We all have a lovely collection of homeschool books, lesson guides, manipulatives, and curricula that tend to grow rather fast. The idea to get some money out of your used goods is a wonderful way to be able to get more goods for the next grades coming upon us all sooner than we would all like.
Here is a shortlist of the best places to sell your preowned homeschool goods to help you cut some clutter (or bring in some more – your choice!).
This is a great place to sell to people you already know and love. Meeting up with family and friends who want the wonderful base tens block is easy as pie. And if you don’t get any bites, then you can easily list your items on a different platform. The only caveat is you might need to list the price rather low, but it can get your items out of your house more quickly than the options below.
While Amazon might not be the place to list a complete curriculum or manipulatives, you might be able to get a good price on books if you list them individually. Any person needs to sign up to sell on Amazon via their Seller Central portal, which is usually easy for anyone who is a current Amazon aficionado. I’ve had a lot of luck selling books on Amazon over the years for a better price than I’d get at a yard sale, while it’s no longer the first place I list an item, I do love the easy process.

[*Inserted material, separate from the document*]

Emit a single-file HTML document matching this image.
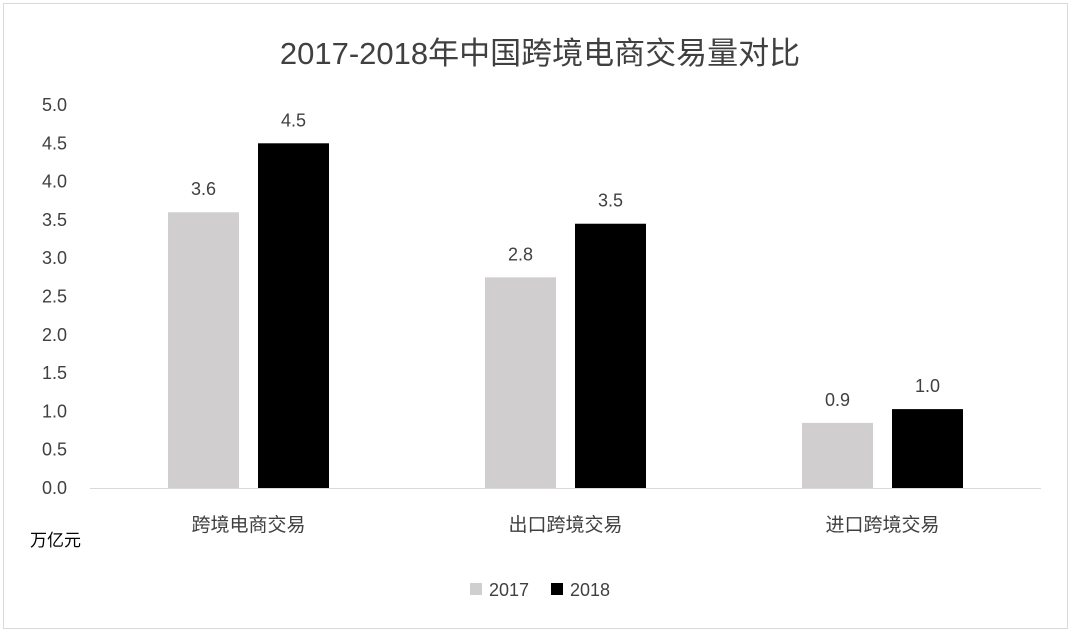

If the weather is good in your area and you’re up for the task of setting up and sitting in your front yard after spending the evening before posting signs, then the yard sale might be your best option. This is especially if you have a lot you want to get out of your, and if it involves a lot more than homeschool items, then this would be your best option.
Many areas offer homeschool swaps, where everyone brings their preowned goodies and sets them up, then you can sell or swap with other local homeschool families. Scour Facebook and Instagram to see if there is one coming up in your area.
I love selling items on eBay. It may not be the easiest task, but this is usually the place to get the highest price for your homeschool treasures. You do have to sign up for a seller account, list all the information (easiest on a desktop), and then post images of your stuff (easiest on the phone app), and then pack and ship your items, but all that work pays off in the end.
Another option, eBay now offers the ability to sell the items and ship to someone or to sell to someone local who can pick them up at a place of your choosing.
You might be asking why you’re not seeing Craigslist on here. While Craigslist had a hot moment in time, it quickly got out of hand, and many have been injured over or robbed when meeting to exchange goods. Also, they have a large number of false leads, which is not something we have time to waste our hopes upon.
Many apps have opened their doors with similar setups as eBay and Amazon, but I have that they don’t hold water when it comes to the OGs. When in doubt, you can always donate your items to a local library or church.